Problem to solve :: Pull every "this" line out of the data below.

Source code of charts:
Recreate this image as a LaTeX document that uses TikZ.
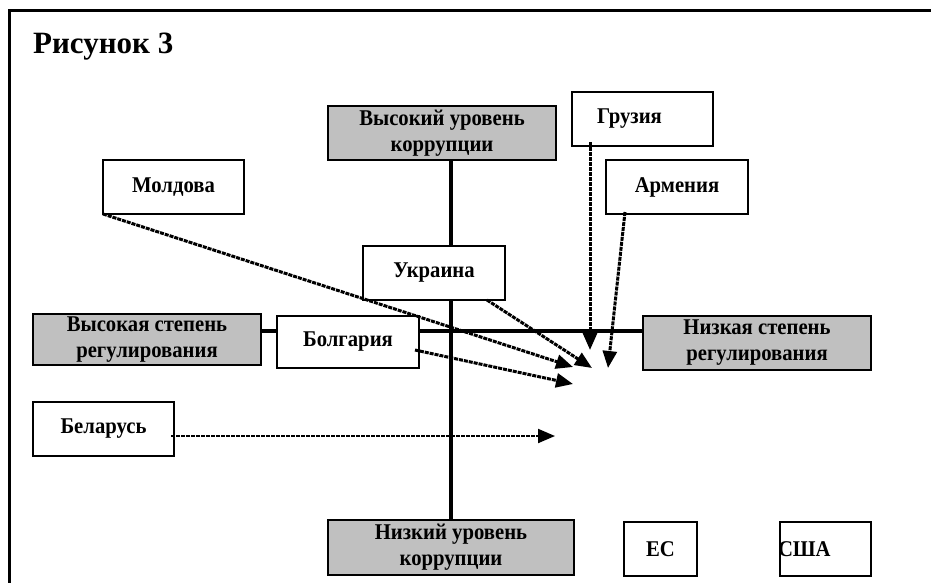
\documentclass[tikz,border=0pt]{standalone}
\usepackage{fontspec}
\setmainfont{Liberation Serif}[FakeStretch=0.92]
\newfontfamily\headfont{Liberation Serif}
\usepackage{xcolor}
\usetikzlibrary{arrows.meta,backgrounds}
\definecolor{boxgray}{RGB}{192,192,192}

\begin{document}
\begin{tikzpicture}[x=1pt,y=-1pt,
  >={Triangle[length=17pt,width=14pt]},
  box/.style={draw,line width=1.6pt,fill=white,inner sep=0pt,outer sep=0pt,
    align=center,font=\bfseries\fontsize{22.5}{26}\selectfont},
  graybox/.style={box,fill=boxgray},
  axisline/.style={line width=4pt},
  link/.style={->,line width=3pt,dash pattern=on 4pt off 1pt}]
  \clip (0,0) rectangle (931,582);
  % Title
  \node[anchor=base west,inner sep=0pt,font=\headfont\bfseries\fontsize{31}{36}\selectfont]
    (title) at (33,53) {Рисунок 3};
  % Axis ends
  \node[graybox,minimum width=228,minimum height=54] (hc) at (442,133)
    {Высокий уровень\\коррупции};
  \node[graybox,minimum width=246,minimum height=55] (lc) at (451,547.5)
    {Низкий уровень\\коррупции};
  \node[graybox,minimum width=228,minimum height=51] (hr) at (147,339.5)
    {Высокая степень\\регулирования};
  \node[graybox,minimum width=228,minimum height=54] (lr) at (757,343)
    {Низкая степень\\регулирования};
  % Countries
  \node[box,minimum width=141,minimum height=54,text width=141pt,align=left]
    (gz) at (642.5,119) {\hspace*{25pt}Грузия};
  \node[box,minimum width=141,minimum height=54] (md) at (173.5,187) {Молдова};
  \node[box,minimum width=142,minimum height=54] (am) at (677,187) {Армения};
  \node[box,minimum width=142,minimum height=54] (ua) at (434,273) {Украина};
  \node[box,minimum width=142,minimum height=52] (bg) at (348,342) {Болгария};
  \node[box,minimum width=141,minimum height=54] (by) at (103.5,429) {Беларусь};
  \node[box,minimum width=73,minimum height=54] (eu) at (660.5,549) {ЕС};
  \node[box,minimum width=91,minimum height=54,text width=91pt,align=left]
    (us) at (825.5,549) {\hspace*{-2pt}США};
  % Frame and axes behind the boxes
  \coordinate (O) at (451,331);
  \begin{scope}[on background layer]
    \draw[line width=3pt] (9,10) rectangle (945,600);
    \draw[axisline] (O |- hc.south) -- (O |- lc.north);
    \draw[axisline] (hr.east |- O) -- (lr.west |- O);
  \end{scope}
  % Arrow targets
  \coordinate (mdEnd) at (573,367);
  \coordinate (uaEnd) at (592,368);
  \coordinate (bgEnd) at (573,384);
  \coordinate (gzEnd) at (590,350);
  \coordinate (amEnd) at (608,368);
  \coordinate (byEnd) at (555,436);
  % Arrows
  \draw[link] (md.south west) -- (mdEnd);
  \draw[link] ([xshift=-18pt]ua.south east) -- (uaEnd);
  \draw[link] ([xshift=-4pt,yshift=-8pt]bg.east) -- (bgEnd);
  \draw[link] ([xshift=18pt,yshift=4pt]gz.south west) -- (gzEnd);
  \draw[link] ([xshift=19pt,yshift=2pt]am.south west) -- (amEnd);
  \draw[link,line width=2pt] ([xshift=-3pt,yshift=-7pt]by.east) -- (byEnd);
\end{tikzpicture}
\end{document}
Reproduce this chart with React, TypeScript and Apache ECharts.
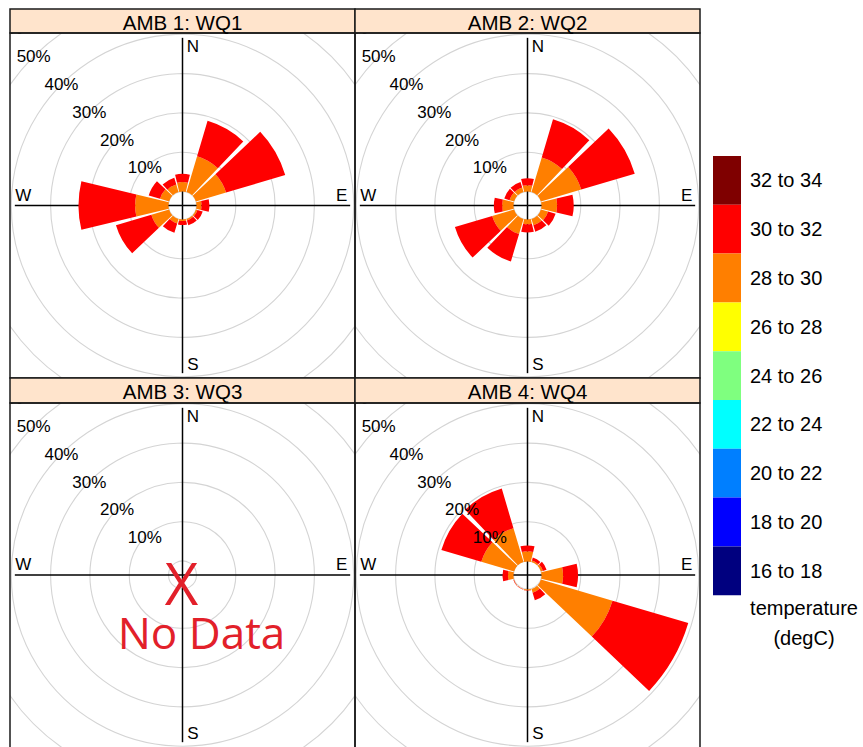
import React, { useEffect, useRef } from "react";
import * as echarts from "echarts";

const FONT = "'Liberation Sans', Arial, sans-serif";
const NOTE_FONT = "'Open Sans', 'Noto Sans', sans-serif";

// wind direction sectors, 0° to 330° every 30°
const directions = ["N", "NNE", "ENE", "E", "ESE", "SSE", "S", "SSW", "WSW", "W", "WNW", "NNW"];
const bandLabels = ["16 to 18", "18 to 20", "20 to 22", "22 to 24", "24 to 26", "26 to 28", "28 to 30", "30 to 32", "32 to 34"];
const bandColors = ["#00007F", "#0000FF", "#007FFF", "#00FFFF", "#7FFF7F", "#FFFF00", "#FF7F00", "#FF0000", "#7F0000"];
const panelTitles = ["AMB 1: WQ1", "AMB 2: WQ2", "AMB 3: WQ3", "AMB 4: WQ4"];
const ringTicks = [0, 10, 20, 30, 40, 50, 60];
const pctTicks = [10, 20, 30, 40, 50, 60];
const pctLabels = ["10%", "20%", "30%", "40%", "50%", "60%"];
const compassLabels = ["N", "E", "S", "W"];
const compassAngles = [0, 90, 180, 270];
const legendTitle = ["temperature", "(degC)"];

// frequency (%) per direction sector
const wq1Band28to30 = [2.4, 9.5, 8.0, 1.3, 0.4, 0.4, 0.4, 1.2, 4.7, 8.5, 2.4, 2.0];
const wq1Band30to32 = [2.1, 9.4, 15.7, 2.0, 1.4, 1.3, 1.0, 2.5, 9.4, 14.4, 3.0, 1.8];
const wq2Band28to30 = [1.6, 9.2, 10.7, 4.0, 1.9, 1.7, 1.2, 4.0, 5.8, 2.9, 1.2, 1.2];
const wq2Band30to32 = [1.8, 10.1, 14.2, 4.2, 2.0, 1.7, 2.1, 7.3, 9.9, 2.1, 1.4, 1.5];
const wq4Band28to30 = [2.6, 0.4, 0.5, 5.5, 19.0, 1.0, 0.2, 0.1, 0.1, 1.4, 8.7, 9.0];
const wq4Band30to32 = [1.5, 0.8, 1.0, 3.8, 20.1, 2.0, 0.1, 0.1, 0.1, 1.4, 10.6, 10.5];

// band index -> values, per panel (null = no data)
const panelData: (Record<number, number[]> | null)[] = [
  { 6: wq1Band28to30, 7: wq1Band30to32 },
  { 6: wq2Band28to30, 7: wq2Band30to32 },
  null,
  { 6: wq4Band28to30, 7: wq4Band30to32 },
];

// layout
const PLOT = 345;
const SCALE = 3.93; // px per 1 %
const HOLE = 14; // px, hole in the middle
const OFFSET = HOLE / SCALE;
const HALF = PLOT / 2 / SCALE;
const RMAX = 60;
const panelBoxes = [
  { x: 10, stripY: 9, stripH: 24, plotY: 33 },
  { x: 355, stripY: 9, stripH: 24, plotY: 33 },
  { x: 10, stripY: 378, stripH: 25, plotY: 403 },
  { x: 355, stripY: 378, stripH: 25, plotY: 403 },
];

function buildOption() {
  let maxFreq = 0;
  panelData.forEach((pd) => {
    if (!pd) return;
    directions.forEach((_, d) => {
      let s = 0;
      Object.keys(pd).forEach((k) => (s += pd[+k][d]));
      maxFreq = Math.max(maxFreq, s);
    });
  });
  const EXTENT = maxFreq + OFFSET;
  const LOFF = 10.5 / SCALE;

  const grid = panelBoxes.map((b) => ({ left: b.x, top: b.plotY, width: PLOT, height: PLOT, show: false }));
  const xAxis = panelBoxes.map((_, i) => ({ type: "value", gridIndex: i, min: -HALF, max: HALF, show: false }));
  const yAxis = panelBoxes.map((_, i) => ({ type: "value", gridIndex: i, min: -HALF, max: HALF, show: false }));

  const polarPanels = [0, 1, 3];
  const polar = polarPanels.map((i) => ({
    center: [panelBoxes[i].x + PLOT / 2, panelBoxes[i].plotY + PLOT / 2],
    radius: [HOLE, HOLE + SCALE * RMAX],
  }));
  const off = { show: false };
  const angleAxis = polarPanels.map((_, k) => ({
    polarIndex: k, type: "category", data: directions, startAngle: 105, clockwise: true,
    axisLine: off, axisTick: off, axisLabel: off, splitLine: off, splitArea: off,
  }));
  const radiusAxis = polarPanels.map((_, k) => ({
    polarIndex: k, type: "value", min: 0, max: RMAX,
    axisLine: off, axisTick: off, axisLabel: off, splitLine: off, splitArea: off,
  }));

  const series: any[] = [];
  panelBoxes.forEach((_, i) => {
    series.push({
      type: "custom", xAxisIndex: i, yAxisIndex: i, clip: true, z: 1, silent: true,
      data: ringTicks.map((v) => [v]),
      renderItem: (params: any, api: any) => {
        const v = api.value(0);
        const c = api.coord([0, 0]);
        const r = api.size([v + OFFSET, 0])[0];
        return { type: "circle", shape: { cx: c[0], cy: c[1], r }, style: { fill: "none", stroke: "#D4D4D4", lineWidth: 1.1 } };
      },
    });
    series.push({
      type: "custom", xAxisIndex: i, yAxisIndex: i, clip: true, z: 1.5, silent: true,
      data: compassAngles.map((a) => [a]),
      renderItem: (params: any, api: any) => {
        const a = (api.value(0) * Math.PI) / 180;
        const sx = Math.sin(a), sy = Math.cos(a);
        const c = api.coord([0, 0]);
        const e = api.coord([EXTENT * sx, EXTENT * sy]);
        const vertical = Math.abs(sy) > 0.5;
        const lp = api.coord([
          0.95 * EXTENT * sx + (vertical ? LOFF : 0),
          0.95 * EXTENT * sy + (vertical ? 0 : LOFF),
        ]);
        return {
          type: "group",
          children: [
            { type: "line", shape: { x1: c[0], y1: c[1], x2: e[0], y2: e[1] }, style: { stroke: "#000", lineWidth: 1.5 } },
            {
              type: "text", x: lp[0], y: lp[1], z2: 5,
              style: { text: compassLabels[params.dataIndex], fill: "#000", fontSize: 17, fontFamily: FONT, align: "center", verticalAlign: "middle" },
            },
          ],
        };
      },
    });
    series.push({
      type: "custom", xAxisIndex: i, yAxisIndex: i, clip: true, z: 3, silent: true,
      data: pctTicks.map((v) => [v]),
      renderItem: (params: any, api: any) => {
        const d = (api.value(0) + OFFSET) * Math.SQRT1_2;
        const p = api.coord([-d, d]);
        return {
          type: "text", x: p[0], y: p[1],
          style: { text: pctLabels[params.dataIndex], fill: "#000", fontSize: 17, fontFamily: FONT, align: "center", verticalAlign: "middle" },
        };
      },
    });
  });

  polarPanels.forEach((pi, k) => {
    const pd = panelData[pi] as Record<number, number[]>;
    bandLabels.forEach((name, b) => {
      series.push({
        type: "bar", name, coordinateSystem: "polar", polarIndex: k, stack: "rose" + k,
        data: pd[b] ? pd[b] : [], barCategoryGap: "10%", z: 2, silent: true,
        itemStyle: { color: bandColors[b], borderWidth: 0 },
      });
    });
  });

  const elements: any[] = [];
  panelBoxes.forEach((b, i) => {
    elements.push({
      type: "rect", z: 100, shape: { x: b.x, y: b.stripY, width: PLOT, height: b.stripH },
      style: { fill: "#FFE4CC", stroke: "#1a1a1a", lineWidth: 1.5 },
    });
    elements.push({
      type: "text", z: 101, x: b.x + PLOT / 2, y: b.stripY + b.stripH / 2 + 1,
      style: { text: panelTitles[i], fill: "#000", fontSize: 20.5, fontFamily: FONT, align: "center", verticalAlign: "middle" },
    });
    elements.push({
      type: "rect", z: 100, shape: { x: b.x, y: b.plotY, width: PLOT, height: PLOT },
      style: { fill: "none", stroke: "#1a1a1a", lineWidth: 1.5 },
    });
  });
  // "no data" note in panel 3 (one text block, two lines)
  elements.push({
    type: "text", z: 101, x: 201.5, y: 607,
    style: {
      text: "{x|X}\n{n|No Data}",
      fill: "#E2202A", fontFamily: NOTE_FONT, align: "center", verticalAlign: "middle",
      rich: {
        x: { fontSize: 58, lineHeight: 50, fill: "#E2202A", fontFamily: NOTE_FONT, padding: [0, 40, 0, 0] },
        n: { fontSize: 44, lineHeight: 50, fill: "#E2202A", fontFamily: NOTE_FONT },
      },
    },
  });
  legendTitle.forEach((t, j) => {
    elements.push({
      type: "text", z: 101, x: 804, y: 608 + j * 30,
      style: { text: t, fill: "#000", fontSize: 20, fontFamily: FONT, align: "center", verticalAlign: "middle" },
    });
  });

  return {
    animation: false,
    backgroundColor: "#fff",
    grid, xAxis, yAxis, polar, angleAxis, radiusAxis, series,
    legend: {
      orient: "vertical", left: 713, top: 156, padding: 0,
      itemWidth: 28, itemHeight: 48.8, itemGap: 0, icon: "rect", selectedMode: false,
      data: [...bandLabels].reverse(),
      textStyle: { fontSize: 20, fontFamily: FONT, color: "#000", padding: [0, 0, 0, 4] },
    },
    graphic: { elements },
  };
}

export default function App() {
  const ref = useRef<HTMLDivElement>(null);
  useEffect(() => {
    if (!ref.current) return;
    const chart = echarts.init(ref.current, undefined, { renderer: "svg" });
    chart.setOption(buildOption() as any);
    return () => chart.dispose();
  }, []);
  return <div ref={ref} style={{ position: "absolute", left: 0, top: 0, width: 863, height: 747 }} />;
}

Exercise answer ::
Recreate this image as a LaTeX document that uses TikZ.
Reproduce this chart with React, TypeScript and Apache ECharts.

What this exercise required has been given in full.